All About Viruses and Bacteria

Koch's Postulate's

Robert Koch
   Koch's postulates were designed by Robert Koch to isolate and see if a specific organism is causing a disease or sickness. Koch's postulate is a four step process that is used by scientist today. The first step is to isolate the virus for an infected person or animal. The sample of the bacteria must be pure. It can not be contaminated or this will affect the results. The second step is to smear the pure bacteria on a Petri dish and culture it. It will grow a pure colony of this bacterium. If the bacteria sample was not pure, the resulting culture of bacteria will also not be pure and contain other bacteria that may or may not be the cause of the illness. The third step is to take the newly grown bacteria and inject it into a healthy animal like a rat to see if it produces the same illness it did in the original case of the illness. If it does then you may have the right bacteria and you move onto step four, if it does not, you either have the wrong bacteria and you should still move onto step four, or you have an animal that is not affected by this illness. If it is not affected you need a different test subject for the pure culture of bacteria.
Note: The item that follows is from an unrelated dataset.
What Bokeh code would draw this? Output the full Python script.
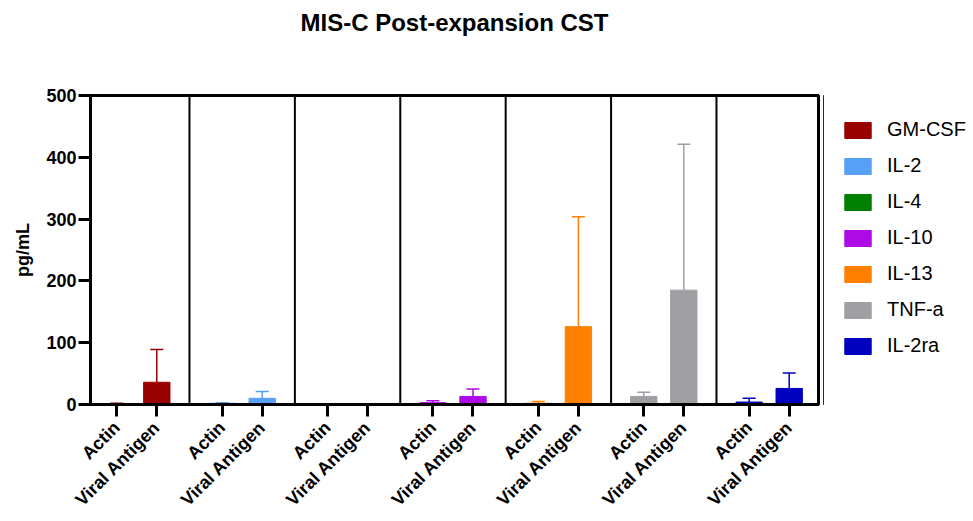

Now in step four you re-isolate the bacteria you injected into the rat or other animal. This step is done to see if the bacteria you injected are still the same one that is causing the sickness. It could have change or it could be different bacteria the animal already had that caused the sickness. This process helps scientist find out what is making a group of animals or a group of people sick. If they find this information out they can find a cure. This process though is not helpful in finding a bacteria or pathogen that causes a chronic or minor illness. This process was designed to be used on acute diseases.